The final model achieved the following performance metrics:
Metric | Validation Score | Training Score |
---|---|---|
Dice | 0.6825 | 0.8364 |
F2 Score | 0.6634 | 0.8271 |
Here presented examples of the model's performance on sample images from the Dataset section:
Note: The training was performed on a Kaggle P100 GPU.
During the training phase, I encountered various challenges and identified areas for improvement in the future:
-
In order to achieve a reliable solution quickly, I initially proposed the use of two separate models, a classifier and a segmentator. However, a more efficient approach emerged, suggesting the utilization of the pretrained U-Net encoder with additional layers on top for classification, rather than training a new classifier from scratch.

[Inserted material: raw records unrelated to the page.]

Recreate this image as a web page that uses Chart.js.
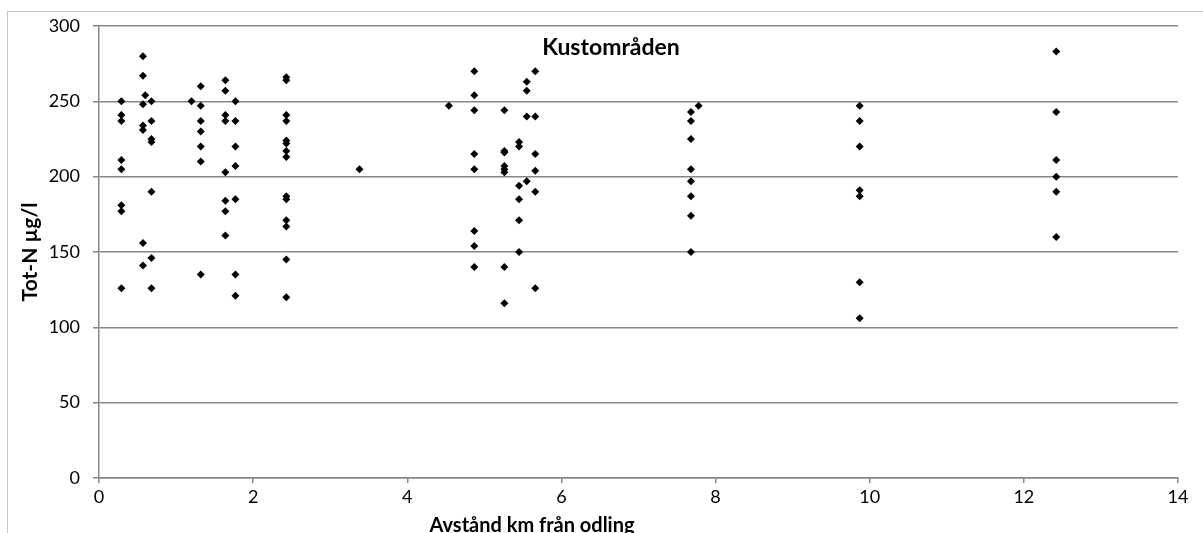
<!DOCTYPE html>
<html lang="sv">
<head>
<meta charset="utf-8">
<title>Tot-N – Kustområden</title>
<script src="https://cdn.jsdelivr.net/npm/chart.js@4.4.1/dist/chart.umd.min.js"></script>
<style>
  html, body { margin: 0; padding: 0; background: #fff; overflow: hidden; }
  #ram {
    position: absolute; left: 7px; top: 11px; width: 1300px; height: 700px;
    border-left: 1px solid #c4c4c4; border-top: 1px solid #c4c4c4;
  }
  #wrap { position: absolute; left: 0; top: 0; width: 1203px; height: 545px; }
</style>
</head>
<body>
<div id="ram"></div>
<div id="wrap"><canvas id="diagram"></canvas></div>
<script>
// Tot-N (µg/l) per station, grupperat på avstånd från odlingen (km)
const avstand = [0.29, 0.57, 0.60, 0.68, 1.20, 1.32, 1.64, 1.77, 2.43, 3.38,
                 4.54, 4.87, 5.26, 5.45, 5.55, 5.66, 7.68, 7.78, 9.87, 12.42];

const totN = [
  [250, 241, 237, 211, 205, 181, 177, 126],
  [280, 267, 248, 234, 231, 156, 141],
  [254],
  [250, 237, 225, 223, 190, 146, 126],
  [250],
  [260, 247, 237, 230, 220, 210, 135],
  [264, 257, 241, 237, 203, 184, 177, 161],
  [250, 237, 220, 207, 185, 135, 121],
  [266, 264, 241, 237, 224, 222, 217, 213, 187, 185, 171, 167, 145, 120],
  [205],
  [247],
  [270, 254, 244, 215, 205, 164, 154, 140],
  [244, 217, 216, 207, 205, 203, 140, 116],
  [223, 220, 194, 185, 171, 150],
  [263, 257, 240, 197],
  [270, 240, 215, 204, 190, 126],
  [243, 237, 225, 205, 197, 187, 174, 150],
  [247],
  [247, 237, 220, 191, 187, 130, 106],
  [283, 243, 211, 200, 190, 160]
];

const xTicks = [0, 2, 4, 6, 8, 10, 12, 14];
const yTicks = [0, 50, 100, 150, 200, 250, 300];

const rubrik = "Kustområden";
const xTitel = "Avstånd km från odling";
const yTitel = "Tot-N µg/l";

const punkter = [];
avstand.forEach((km, i) => {
  totN[i].forEach((v) => punkter.push({ x: km, y: v }));
});

const FONT = "Lato, 'Open Sans', sans-serif";
const GRA = "#878787";

// Rubriken ligger inne i ritytan och x-titeln är inte centrerad under axeln,
// så båda ritas för hand efter diagrammet
const texterPlugin = {
  id: "texter",
  afterDraw(chart) {
    const ctx = chart.ctx;
    ctx.save();
    ctx.fillStyle = "#000";
    ctx.textAlign = "center";
    ctx.textBaseline = "middle";
    ctx.font = "bold 23px " + FONT;
    ctx.fillText(rubrik, 611, 48);
    ctx.font = "bold 20px " + FONT;
    ctx.fillText(xTitel, 532, 526);
    ctx.restore();
  }
};

new Chart(document.getElementById("diagram"), {
  type: "scatter",
  data: {
    datasets: [{
      label: "Tot-N",
      data: punkter,
      pointStyle: "rectRot",
      pointRadius: 4,
      pointHoverRadius: 4,
      backgroundColor: "#000",
      borderColor: "#000",
      borderWidth: 0
    }]
  },
  options: {
    responsive: true,
    maintainAspectRatio: false,
    animation: false,
    layout: { padding: { left: 0, top: 26, right: 25, bottom: 0 } },
    plugins: {
      legend: { display: false },
      tooltip: { enabled: false }
    },
    scales: {
      x: {
        type: "linear",
        min: 0, max: 14,
        afterBuildTicks: (s) => { s.ticks = xTicks.map((v) => ({ value: v })); },
        afterFit: (s) => { s.height = 67; },
        grid: { drawOnChartArea: false, drawTicks: true, tickLength: 5, color: GRA, lineWidth: 1.5 },
        border: { color: GRA, width: 1.5 },
        ticks: { color: "#000", padding: 3, font: { family: FONT, size: 18 } }
      },
      y: {
        type: "linear",
        min: 0, max: 300,
        afterBuildTicks: (s) => { s.ticks = yTicks.map((v) => ({ value: v })); },
        afterFit: (s) => { s.width = 99; },
        grid: { color: GRA, lineWidth: 1.5, tickLength: 6 },
        border: { color: GRA, width: 1.5 },
        ticks: { color: "#000", padding: 13, font: { family: FONT, size: 18 } },
        title: {
          display: true, text: yTitel, color: "#000",
          font: { family: FONT, size: 21, weight: "bold" },
          padding: { top: 18, bottom: 0 }
        }
      }
    }
  },
  plugins: [texterPlugin]
});
</script>
</body>
</html>
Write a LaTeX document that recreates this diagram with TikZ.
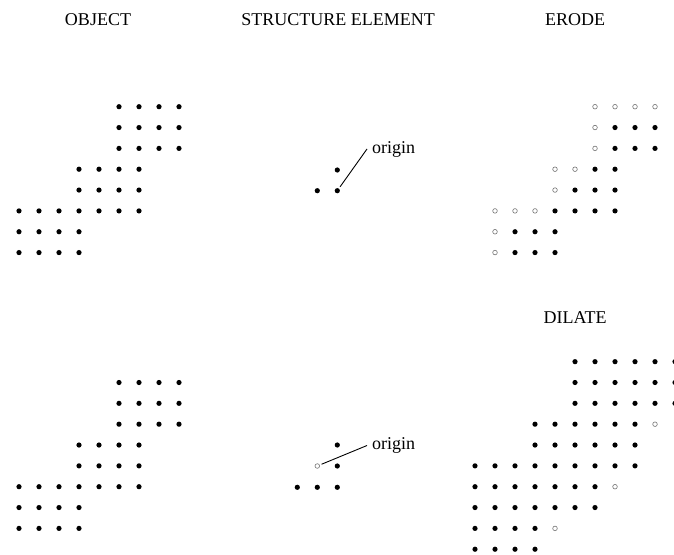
\documentclass[tikz,border=0pt]{standalone}
\usepackage{fontspec}
\setmainfont{Liberation Serif}
\usetikzlibrary{positioning}
\tikzset{
  dot/.style={circle, fill=black, inner sep=0pt, minimum size=5.2pt},
  hole/.style={circle, draw=black!55, fill=white, line width=0.6pt, inner sep=0pt, minimum size=4.6pt},
  heading/.style={anchor=base, inner sep=0pt},
  pointer/.style={line width=0.9pt, shorten <=2pt},
}
\newcommand{\labelfont}{\fontsize{18}{22}\selectfont}

\begin{document}
\begin{tikzpicture}[x=1pt, y=-1pt, font=\labelfont]
\useasboundingbox (0,0) rectangle (674,554);

\node[heading] (tobj) at (98,25) {OBJECT};
\node[heading] (tse) at (338,25) {STRUCTURE ELEMENT};
\node[heading] (ter) at (575,25) {ERODE};
\node[heading] (tdi) at (575,323.3) {DILATE};

% object, top
\begin{scope}[shift={(19pt,-106.7pt)}, x=20pt, y=-20.84pt]
\foreach \r/\a/\b in {0/5/8,1/5/8,2/5/8,3/3/6,4/3/6,5/0/6,6/0/3,7/0/3}
  \foreach \c in {\a,...,\b}
    \node[dot] (oa-\r-\c) at (\c,\r) {};
\end{scope}

% structure element, top
\node[dot] (sa-o) at (337.3,190.7) {};
\node[dot] (sa-l) at (317.3,190.7) {};
\node[dot] (sa-u) at (337.3,170) {};
\node[anchor=west, inner sep=5pt] (sa-lab) at (367,149) {origin};
\draw[pointer] (sa-o) -- (sa-lab.west);

% erode
\begin{scope}[shift={(495pt,-106.7pt)}, x=20pt, y=-20.84pt]
\foreach \r/\a/\b in {1/6/8,2/6/8,3/5/6,4/4/6,5/3/6,6/1/3,7/1/3}
  \foreach \c in {\a,...,\b}
    \node[dot] (er-\r-\c) at (\c,\r) {};
\foreach \c/\r in {5/0,6/0,7/0,8/0,5/1,5/2,3/3,4/3,3/4,0/5,1/5,2/5,0/6,0/7}
  \node[hole] (eh-\r-\c) at (\c,\r) {};
\end{scope}

% object, bottom
\begin{scope}[shift={(19pt,-382.5pt)}, x=20pt, y=-20.84pt]
\foreach \r/\a/\b in {0/5/8,1/5/8,2/5/8,3/3/6,4/3/6,5/0/6,6/0/3,7/0/3}
  \foreach \c in {\a,...,\b}
    \node[dot] (ob-\r-\c) at (\c,\r) {};
\end{scope}

% structure element, bottom
\node[hole] (sb-o) at (317.3,466) {};
\node[dot] (sb-1) at (297.3,487.3) {};
\node[dot] (sb-2) at (317.3,487.3) {};
\node[dot] (sb-3) at (337.3,487.3) {};
\node[dot] (sb-4) at (337.3,466) {};
\node[dot] (sb-5) at (337.3,445) {};
\node[anchor=west, inner sep=5pt] (sb-lab) at (367,445.5) {origin};
\draw[pointer] (sb-o) -- (sb-lab.west);

% dilate
\begin{scope}[shift={(495pt,-382.5pt)}, x=20pt, y=-20.84pt]
\foreach \r/\a/\b in {-1/4/9,0/4/9,1/4/9,2/2/7,3/2/7,4/-1/7,5/-1/5,6/-1/5,7/-1/2,8/-1/2}
  \foreach \c in {\a,...,\b}
    \node[dot] (di-\r-\c) at (\c,\r) {};
\foreach \c/\r in {8/2,6/5,3/7}
  \node[hole] (dh-\r-\c) at (\c,\r) {};
\end{scope}
\end{tikzpicture}
\end{document}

A more advanced approach is to perform classification directly within the U-Net bottleneck, eliminating the need for additional processing time in a separate classifier.
-
To further improve the performance of the classifier, allocate more resources and time to its training in order to achieve satisfactory results.
-
To ensure more stable training, consider using a larger batch size, bacause I was limited to use batch size of 16.
-
During EDA I observed that the dataset may consist of images from different sources (satellites) with varying characteristics. It might be beneficial to group these images based on their source and train separate models for each type, or at least apply different preprocessing techniques based on the image source.
-
Due to limited computational resources, I did not extensively experiment with different architecture designs. Exploring U-Net models with fewer layers could potentially mitigate overfitting issues, while deeper U-Net architectures might better capture the distinctions between ships and coastlines.
-
To address overfitting, incorporating alternative convolution types such as depth-wise convolution, depth-wise separable convolution, or dilated convolution could be advantageous. These convolution types offer reduced model parameters compared to standard convolutions and may contribute to better generalization.
-
Employing an ensemble of U-Net models can enhance performance by combining the predictions from multiple models, providing a more robust and accurate segmentation outcome.
-
TTA (Test Time Augmentation) can improve the reliability and performance of the segmentation model by averaging or voting the predictions from different augmented images.
-
Refine the final predicted mask to have a more rectangular shape for the object.